写真:障害を乗り越えてお菓子ビジネスを始めた女性訓練生

生計向上×平和構築

 KRCは今後、生計向上分野を起点に平和構築支援の幅を広げていく方針だ。紛争影響地域では、住民を含め多方面から異なるニーズや課題が発生し、それらは時間の経過に伴って変化していく。

 一方で、行政が十分に機能していないことから、課題の解決には住民の積極的な参加が不可欠である。その参加意欲を促す鍵は、住民自身の「一日も早く生活を立て直したい」という気持ちである。
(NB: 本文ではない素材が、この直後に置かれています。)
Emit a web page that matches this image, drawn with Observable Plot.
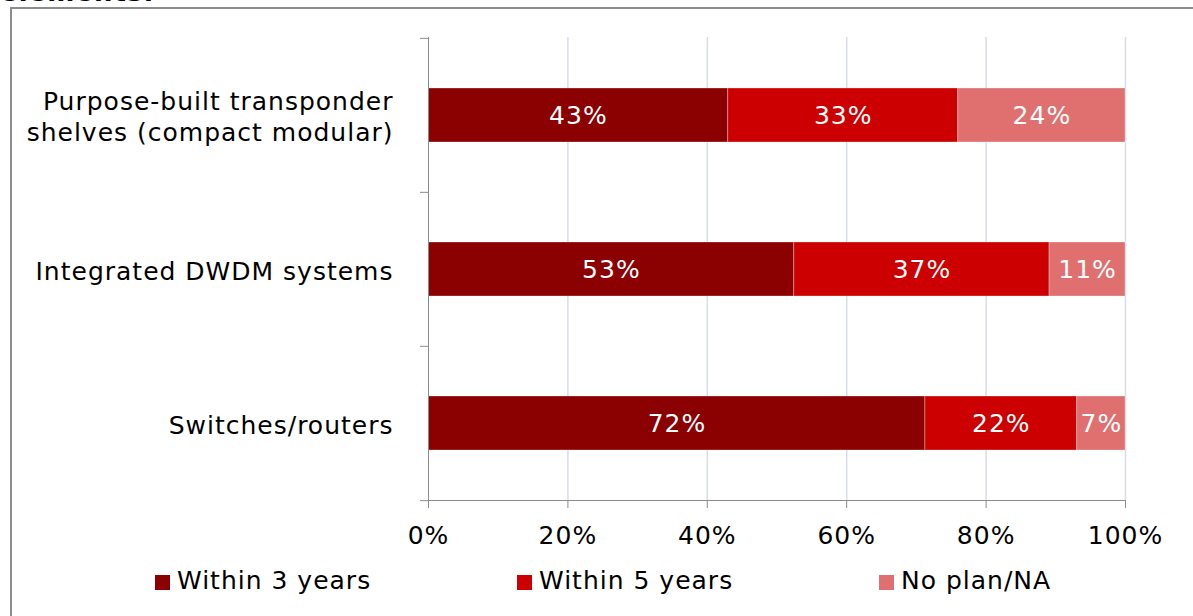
<!DOCTYPE html>
<html>
<head>
<meta charset="utf-8">
<script src="https://cdn.jsdelivr.net/npm/d3@7"></script>
<script src="https://cdn.jsdelivr.net/npm/@observablehq/plot@0.6"></script>
<style>
  html, body { margin: 0; padding: 0; background: #fff; }
  #wrap { position: relative; width: 1193px; height: 616px; overflow: hidden; font-family: "DejaVu Sans", Verdana, sans-serif; }
  #title { position: absolute; left: 0; top: -20px; font-size: 26px; font-weight: bold; line-height: 24px; letter-spacing: 1px; white-space: nowrap; }
  #border { position: absolute; left: 10px; top: 7px; right: -4px; bottom: -4px; border-left: 2px solid #8c8c8c; border-top: 2px solid #8c8c8c; }
  #chart { position: absolute; left: 0; top: 0; }
  #chart svg text { letter-spacing: 1px; }
  #legend { position: absolute; left: 155px; top: 566px; display: grid; grid-template-columns: 362px 362px 300px; font-size: 25px; letter-spacing: 1px; line-height: 30px; }
  .item { display: flex; align-items: center; white-space: nowrap; }
  .swatch { width: 15px; height: 15px; margin-right: 7px; margin-top: 3px; }
</style>
</head>
<body>
<div id="wrap">
  <div id="title">elements:</div>
  <div id="border"></div>
  <div id="chart"></div>
  <div id="legend"></div>
</div>
<script>
// Survey categories, listed top to bottom
const categories = [
  "Purpose-built transponder\nshelves (compact modular)",
  "Integrated DWDM systems",
  "Switches/routers"
];
const seriesNames = ["Within 3 years", "Within 5 years", "No plan/NA"];
const within3Years = [43, 53, 72];
const within5Years = [33, 37, 22];
const noPlanNA = [24, 11, 7];
const seriesColors = ["#8b0000", "#cc0000", "#e07070"];
const xTicks = [0, 0.2, 0.4, 0.6, 0.8, 1];

const seriesValues = [within3Years, within5Years, noPlanNA];
const rows = [];
categories.forEach((category, i) => {
  seriesNames.forEach((series, j) => {
    rows.push({category, series, value: seriesValues[j][i]});
  });
});

const width = 1193, height = 556;
const marginTop = 37, marginBottom = 56, marginLeft = 428, marginRight = 68;
const halfStep = (height - marginTop - marginBottom) / categories.length / 2;
const axisGray = "#8c8c8c";
const pct = d => `${Math.round(d * 100)}%`;

const chart = Plot.plot({
  width, height, marginTop, marginBottom, marginLeft, marginRight,
  style: {fontFamily: "'DejaVu Sans', Verdana, sans-serif", fontSize: "25px", color: "#000", background: "transparent", overflow: "visible"},
  x: {domain: [0, 1], label: null},
  y: {domain: categories, paddingInner: 0.65, paddingOuter: 0.325, label: null},
  color: {domain: seriesNames, range: seriesColors},
  marks: [
    Plot.gridX(xTicks.slice(1), {stroke: "#d8dce6", strokeOpacity: 1, strokeWidth: 1.5}),
    Plot.barX(rows, Plot.stackX({
      x: "value", y: "category", z: "series", fill: "series",
      order: seriesNames, offset: "normalize",
      stroke: "#fff", strokeOpacity: 0.3, strokeWidth: 1
    })),
    Plot.text(rows, Plot.stackX({
      x: "value", y: "category", z: "series",
      order: seriesNames, offset: "normalize",
      text: d => `${d.value}%`, fill: "white"
    })),
    Plot.ruleX([0], {stroke: axisGray}),
    Plot.frame({anchor: "bottom", stroke: axisGray}),
    Plot.axisX({ticks: xTicks, tickFormat: pct, tickSize: 8, tickPadding: 18, stroke: axisGray, label: null}),
    Plot.axisY({tickSize: 0, tickPadding: 35, lineHeight: 1.25, label: null}),
    Plot.axisY({text: null, tickSize: 8, dy: -halfStep, stroke: axisGray, label: null}),
    Plot.axisY(categories.slice(-1), {text: null, tickSize: 8, dy: halfStep, stroke: axisGray, label: null})
  ]
});
document.getElementById("chart").appendChild(chart);

// Legend
const legend = document.getElementById("legend");
seriesNames.forEach((name, i) => {
  const item = document.createElement("div");
  item.className = "item";
  const sw = document.createElement("span");
  sw.className = "swatch";
  sw.style.background = seriesColors[i];
  const label = document.createElement("span");
  label.textContent = name;
  item.append(sw, label);
  legend.appendChild(item);
});
</script>
</body>
</html>
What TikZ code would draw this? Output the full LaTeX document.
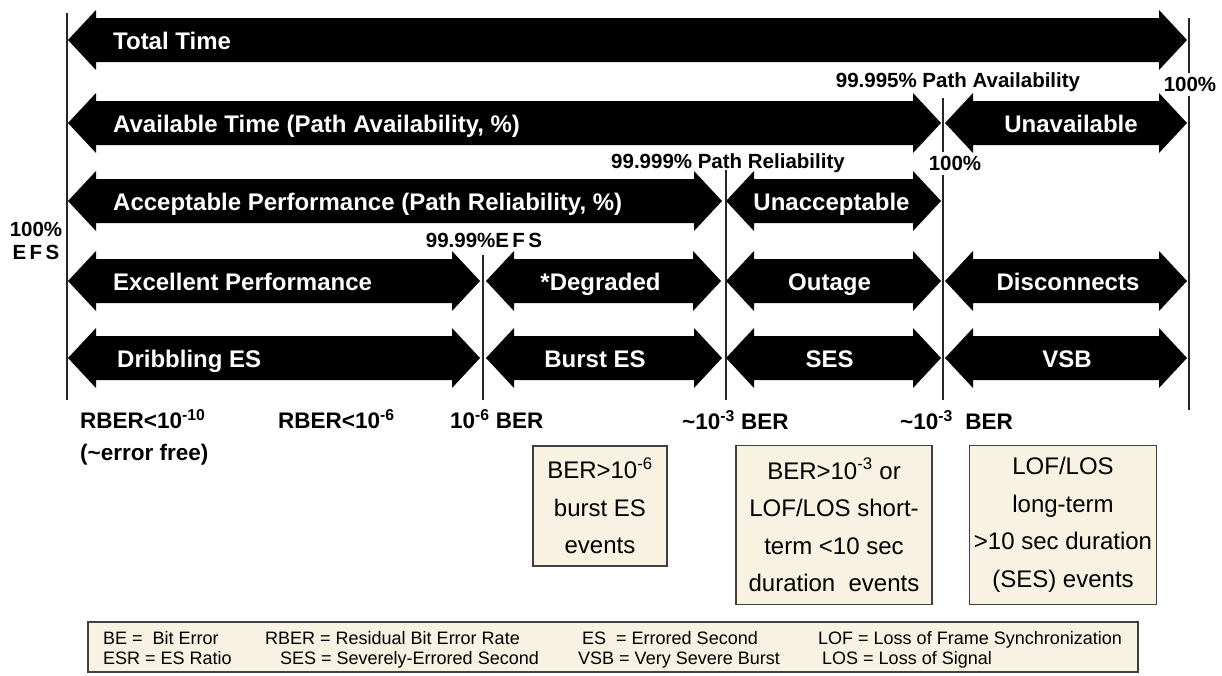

同社では、住民の気持ちを尊重しつつ、自社の持つ総合力を生かした支援の展開を目指している。

 執行役員の山本氏は、今後、KRCが展開する平和構築支援のポイントとして「付加価値の追求」、「説明責任の強化」、「パートナーシップ」の3点を掲げる。

 1点目の付加価値の追求とは、前述のような住民の心の変化を事業の成果として認める仕組みを構築することであり、2点目の説明責任とは紛争影響地域で求められる、すべての関係者から信頼される公正で透明性のある行動を指す。紛争影響地域では、紛争当事者を始め、さまざまな背景を持つ人々の社会的統合が求められる。紛争構造の理解を基礎に説明責任を果たしつつ行動することは平和構築支援として最低限の条件となる。この観点から、「スフィアや人道支援の必須基準(CHS)など人道支援に係る行動基準は開発に携わるコンサルタントにも普及させるべきだ」と同氏は語る。

 3点目の異なる強みを持つ個人・組織とのパートナーシップは、多様かつ変化するニーズに対し有機的なつながりを持った支援を提供する上で欠かせない。2018年、政府機関やNGO、大学、コンサルティング企業に所属する有志により未来の平和構築支援を考える研究会が立ち上げられ、KRC社員もこれに参加している。「社員が現場で感じた小さな気づきやアイデアは貴重な財産です。研究会でこれを練り、新しいアプローチを生み出すことで、人間と社会の復興につなげてもらいたい」と山本氏は期待を寄せる。

新たな一歩を踏み出すために

 KRCが強みとするマネジメント力。現場で磨かれるその力の源泉となるのは社員一人ひとりの思いである。KRCで平和構築支援に従事する社員らは、人々の目の輝きや言葉の端々に表れる小さな変化を感じる瞬間に支援の喜びがあると口をそろえる。平和構築・社会開発部の井川真理子課長は、「人々が新たな一歩を踏み出す姿を見たい̶この初心を胸に、人の可能性を広げる社会の実現に向けたコンサルティングサービスを提供したい」と熱く語る。